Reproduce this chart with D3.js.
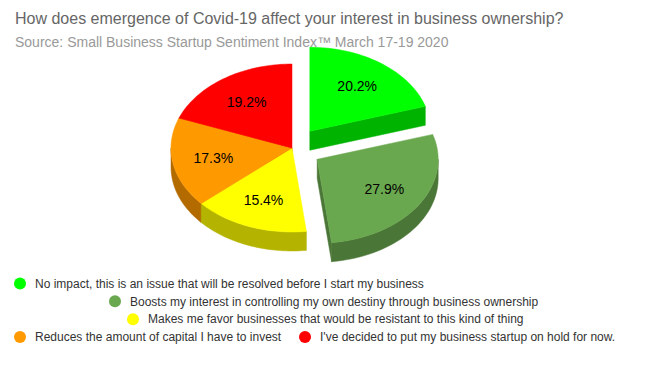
<!DOCTYPE html>
<html lang="en">
<head>
<meta charset="UTF-8">
<title>Covid-19 and business ownership</title>
<script src="https://d3js.org/d3.v7.min.js"></script>
<style>
    body { margin: 0; background: #fff; }
    svg text { font-family: "Liberation Sans", Arial, sans-serif; }
    .title { font-size: 16px; fill: #666; }
    .subtitle { font-size: 14px; fill: #999; }
    .legend text { font-size: 12px; fill: #333; }
    .label { font-size: 14px; fill: #000; }
</style>
</head>
<body>
<svg width="659" height="371"></svg>
<script>
    const categories = [
        "No impact, this is an issue that will be resolved before I start my business",
        "Boosts my interest in controlling my own destiny through business ownership",
        "Makes me favor businesses that would be resistant to this kind of thing",
        "Reduces the amount of capital I have to invest",
        "I've decided to put my business startup on hold for now."
    ];
    const values = [20.2, 27.9, 15.4, 17.3, 19.2];
    const colors = ["#00ff00", "#6aa84f", "#ffff00", "#ff9900", "#ff0000"];
    const sliced = [true, true, false, false, false];

    // legend layout (row and circle x for each item)
    const legendRow = [0, 1, 2, 3, 3];
    const legendX = [20, 115, 133, 20, 305];

    const svg = d3.select("svg");

    svg.append("text").attr("class", "title")
        .attr("x", 15).attr("y", 24)
        .text("How does emergence of Covid-19 affect your interest in business ownership?");
    svg.append("text").attr("class", "subtitle")
        .attr("x", 15).attr("y", 47)
        .text("Source: Small Business Startup Sentiment Index\u2122 March 17-19 2020");

    // 3D pie geometry
    const cx = 292, cy = 148, rx = 121, tilt = 0.694, depth = 19, pull = 30;

    const pie = d3.pie().sort(null).value(d => d.v);
    const arcs = pie(values.map((v, i) => ({ v, i })));

    // projection of a point on the pie plane (angle clockwise from 12 o'clock)
    const proj = (a, r, ox, oy, z) => [ox + r * Math.sin(a), oy - r * Math.cos(a) * tilt + z];

    const line = d3.line();
    const sample = (a0, a1) => d3.range(0, 41).map(k => a0 + (a1 - a0) * k / 40);

    arcs.forEach(d => {
        const mid = (d.startAngle + d.endAngle) / 2;
        const off = sliced[d.data.i] ? pull : 0;
        d.ox = cx + off * Math.sin(mid);
        d.oy = cy - off * Math.cos(mid) * tilt;
        d.mid = mid;
        d.color = colors[d.data.i];
        d.side = d3.color(d.color).darker(1).toString();
    });

    const sides = svg.append("g");
    const tops = svg.append("g");
    const labels = svg.append("g");

    const sideShapes = [];
    arcs.forEach(d => {
        const a1 = d.startAngle, a2 = d.endAngle;
        // radial faces
        [[a1, -Math.sin(a1)], [a2, Math.sin(a2)]].forEach(([a, vis]) => {
            if (vis <= 1e-6) return;
            const p = proj(a, rx, d.ox, d.oy, 0);
            const pts = [[d.ox, d.oy], p, [p[0], p[1] + depth], [d.ox, d.oy + depth]];
            sideShapes.push({ pts, color: d.side, y: (d.oy + p[1]) / 2 });
        });
        // outer wall, visible part between 90 and 270 degrees
        const s = Math.max(a1, Math.PI / 2), e = Math.min(a2, 3 * Math.PI / 2);
        if (e > s) {
            const topPts = sample(s, e).map(a => proj(a, rx, d.ox, d.oy, 0));
            const botPts = sample(e, s).map(a => proj(a, rx, d.ox, d.oy, depth));
            sideShapes.push({ pts: topPts.concat(botPts), color: d.side, y: d3.max(topPts, p => p[1]) });
        }
    });

    sides.selectAll("path")
        .data(sideShapes.sort((a, b) => a.y - b.y))
        .join("path")
        .attr("d", d => line(d.pts) + "Z")
        .attr("fill", d => d.color)
        .attr("stroke", d => d.color)
        .attr("stroke-width", 0.5);

    tops.selectAll("path")
        .data(arcs)
        .join("path")
        .attr("d", d => line([[d.ox, d.oy]].concat(sample(d.startAngle, d.endAngle).map(a => proj(a, rx, d.ox, d.oy, 0)))) + "Z")
        .attr("fill", d => d.color)
        .attr("stroke", d => d.color)
        .attr("stroke-width", 0.5);

    labels.selectAll("text")
        .data(arcs)
        .join("text")
        .attr("class", "label")
        .attr("text-anchor", "middle")
        .attr("dy", "0.35em")
        .attr("x", d => proj(d.mid, 80, d.ox, d.oy, 0)[0])
        .attr("y", d => proj(d.mid, 80, d.ox, d.oy, 0)[1])
        .text(d => d.data.v.toFixed(1) + "%");

    // legend
    const rowY = d3.scaleLinear().domain([0, 3]).range([283.5, 337]);
    const legend = svg.append("g").attr("class", "legend");
    const items = legend.selectAll("g")
        .data(categories)
        .join("g")
        .attr("transform", (d, i) => `translate(${legendX[i]},${rowY(legendRow[i])})`);
    items.append("circle").attr("r", 6).attr("fill", (d, i) => colors[i]);
    items.append("text").attr("x", 15).attr("dy", "0.35em").text(d => d);
</script>
</body>
</html>
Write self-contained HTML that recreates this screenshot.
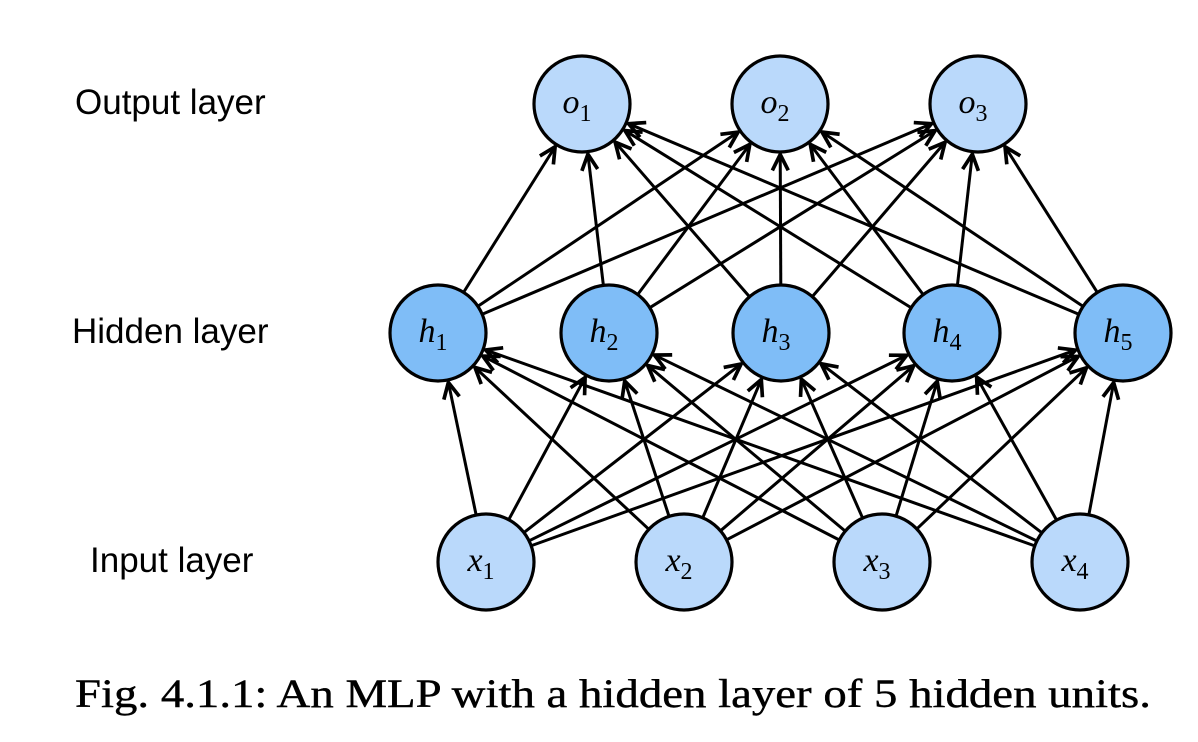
<!DOCTYPE html>
<html><head><meta charset="utf-8"><style>
html,body{margin:0;padding:0;background:#fff;}
body{width:1198px;height:742px;overflow:hidden;position:relative;}
.lbl{position:absolute;font-family:"Liberation Sans",sans-serif;font-size:35px;color:#000;line-height:40px;}
.cap{position:absolute;left:75px;top:670px;white-space:nowrap;font-family:"Liberation Serif","DejaVu Serif",serif;font-size:40px;color:#000;transform-origin:0 0;transform:scaleX(1.17);-webkit-text-stroke:0.4px #000;}
</style></head><body>
<div class="lbl" style="left:75px;top:83px">Output layer</div>
<div class="lbl" style="left:72px;top:312px">Hidden layer</div>
<div class="lbl" style="left:90px;top:541px">Input layer</div>
<svg id="s" width="1198" height="742" style="position:absolute;left:0;top:0">
<defs><marker id="a" markerWidth="22" markerHeight="22" refX="0" refY="0" viewBox="-15 -9 17 18" orient="auto" markerUnits="userSpaceOnUse">
<path d="M-13,-6.5 L0,0 L-13,6.5" fill="none" stroke="#000" stroke-width="3"/></marker></defs>
<g id="lines"></g>
<g id="nodes" stroke="#000" stroke-width="3.2">
<circle cx="582" cy="104" r="48" fill="#bad9fb"/>
<circle cx="780" cy="104" r="48" fill="#bad9fb"/>
<circle cx="978" cy="104" r="48" fill="#bad9fb"/>
<circle cx="438" cy="333" r="48" fill="#7fbdf7"/>
<circle cx="609" cy="333" r="48" fill="#7fbdf7"/>
<circle cx="781" cy="333" r="48" fill="#7fbdf7"/>
<circle cx="952" cy="333" r="48" fill="#7fbdf7"/>
<circle cx="1123" cy="333" r="48" fill="#7fbdf7"/>
<circle cx="486" cy="562" r="48" fill="#bad9fb"/>
<circle cx="684" cy="562" r="48" fill="#bad9fb"/>
<circle cx="882" cy="562" r="48" fill="#bad9fb"/>
<circle cx="1080" cy="562" r="48" fill="#bad9fb"/>
</g>
<g font-family="Liberation Serif,serif" font-style="italic" font-size="34" text-anchor="middle">
<text x="577" y="113">o<tspan font-style="normal" font-size="24" dy="8">1</tspan></text>
<text x="775" y="113">o<tspan font-style="normal" font-size="24" dy="8">2</tspan></text>
<text x="973" y="113">o<tspan font-style="normal" font-size="24" dy="8">3</tspan></text>
<text x="433" y="342">h<tspan font-style="normal" font-size="24" dy="8">1</tspan></text>
<text x="604" y="342">h<tspan font-style="normal" font-size="24" dy="8">2</tspan></text>
<text x="776" y="342">h<tspan font-style="normal" font-size="24" dy="8">3</tspan></text>
<text x="947" y="342">h<tspan font-style="normal" font-size="24" dy="8">4</tspan></text>
<text x="1118" y="342">h<tspan font-style="normal" font-size="24" dy="8">5</tspan></text>
<text x="481" y="571">x<tspan font-style="normal" font-size="24" dy="8">1</tspan></text>
<text x="679" y="571">x<tspan font-style="normal" font-size="24" dy="8">2</tspan></text>
<text x="877" y="571">x<tspan font-style="normal" font-size="24" dy="8">3</tspan></text>
<text x="1075" y="571">x<tspan font-style="normal" font-size="24" dy="8">4</tspan></text>
</g>
</svg>
<div class="cap">Fig. 4.1.1: An MLP with a hidden layer of 5 hidden units.</div>
<script>
var O=[[582,104],[780,104],[978,104]],H=[[438,333],[609,333],[781,333],[952,333],[1123,333]],X=[[486,562],[684,562],[882,562],[1080,562]];
var g=document.getElementById('lines'),r=48,s='';
function L(a,b){var dx=b[0]-a[0],dy=b[1]-a[1],d=Math.hypot(dx,dy),ux=dx/d,uy=dy/d;
s+='<line x1="'+(a[0]+ux*r)+'" y1="'+(a[1]+uy*r)+'" x2="'+(b[0]-ux*(r+2.5))+'" y2="'+(b[1]-uy*(r+2.5))+'" stroke="#000" stroke-width="3" marker-end="url(#a)"/>';}
X.forEach(function(a){H.forEach(function(b){L(a,b);});});
H.forEach(function(a){O.forEach(function(b){L(a,b);});});
g.innerHTML=s;
</script>
</body></html>
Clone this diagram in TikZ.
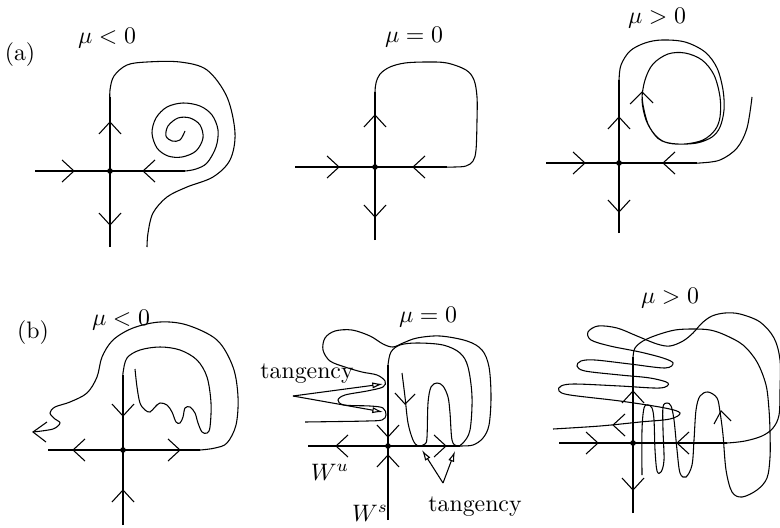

----

▶ **PROBLEM**
Which lines of the data above contain "that"? Copy each one.

▶ **WRITTEN SOLUTION**
        "No impact, this is an issue that will be resolved before I start my business",
        "Makes me favor businesses that would be resistant to this kind of thing",
Write self-contained HTML that recreates this screenshot.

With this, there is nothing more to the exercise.